Kent Nagano : Le Sacre de Nagano
Musique

Kent Nagano : Le Sacre de Nagano

C’est un gros programme que propose Kent Nagano pour ses premiers concerts montréalais en 2009, avec Tan Dun, Mahler, et Le Sacre du printemps!

Après avoir commencé l’année à Singapour (devant le Singapore Symphony Orchestra pour Elektra, de Strauss, le 9 janvier), Kent Nagano viendra passer une semaine à Montréal et en profitera pour présenter deux programmes en quatre concerts. Il commencera avec Orchestral Theatre 1 (1990), du compositeur chinois Tan Dun (que l’OSM interprétait d’ailleurs en 2002 sous la direction du compositeur), Das Lied von der Erde (Le Chant de la terre, 1909) de Gustav Mahler, avec le baryton Christian Gerhaher et le ténor Stuart Skelton, et le chef-d’oeuvre d’Igor Stravinski, Le Sacre du printemps.
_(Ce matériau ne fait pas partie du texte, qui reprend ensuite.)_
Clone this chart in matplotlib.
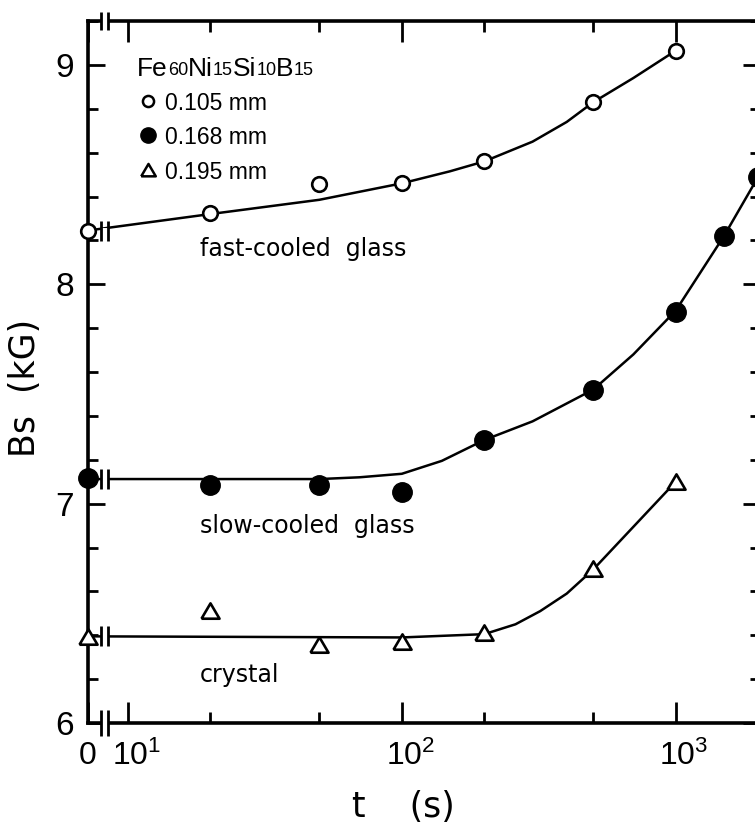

On sait que l’oeuvre de Stravinski (et/ou le ballet qui l’accompagnait, chorégraphié par Nijinski) avait soulevé les passions lors de sa création à Paris en 1913. Pour l’auditeur qui la découvre, la musique du Sacre semble avoir été sculptée à la hache; elle déborde d’aspérités et les rythmes s’y entrechoquent d’une manière qui était véritablement inouïe au début du 20e siècle. Kent Nagano, qui a accepté de répondre à quelques questions, fait remarquer: "Avec la perspective qu’offre le passage du temps, Stravinski est reconnu comme l’un des plus inventifs et visionnaires parmi les compositeurs qui ont forgé notre tradition. Le Sacre du printemps est un chef-d’oeuvre qui demeure aujourd’hui toujours aussi audacieux et frais, près de 100 ans après sa création!"

Bien que Le Sacre soit né dans le tumulte et le scandale, il est aujourd’hui extrêmement populaire et régulièrement mis au programme par tous les grands orchestres. "C’est vrai, commente Kent Nagano, et il est difficile d’imaginer que cette oeuvre était considérée par une grande partie du public, encore dans les années 1970, comme inécoutable, formée d’une suite de bruits incompréhensible et… très risquée à programmer!"

Le directeur musical de l’OSM a une connaissance très personnelle de l’oeuvre puisqu’il a eu le plaisir de travailler aux côtés d’Irina Nijinska (la nièce de Nijinski) lors d’une reconstitution historique de la création de l’oeuvre par les Ballets russes aux Ballets d’Oakland. "À son contact, explique-t-il, j’ai compris que le rythme est couleur, que la pulsation implique une fluidité flexible, que le son est une respiration et que la force n’est pas nécessairement la puissance. Comme vous pouvez l’imaginer, ces découvertes ont entraîné des implications naturelles, organiques, sur la façon dont l’interprétation doit être conçue pour quelqu’un qui place le respect de l’esthétique originale de Stravinski en priorité."

Le Sacre, autrefois réputé injouable, est-il devenu une petite musique de tous les jours? Le chef se braque: "Même si une oeuvre est familière, ça ne signifie pas forcément qu’elle soit facile à jouer. Les difficultés techniques et esthétiques demeurent. J’ajouterai que, justement, puisque l’oeuvre est mieux connue et que son aura de nouveauté a disparu, le défi d’en faire une interprétation qui ne soit pas simplement "ordinaire" est encore plus grand." Bref, une oeuvre, encore et toujours, à (re)découvrir!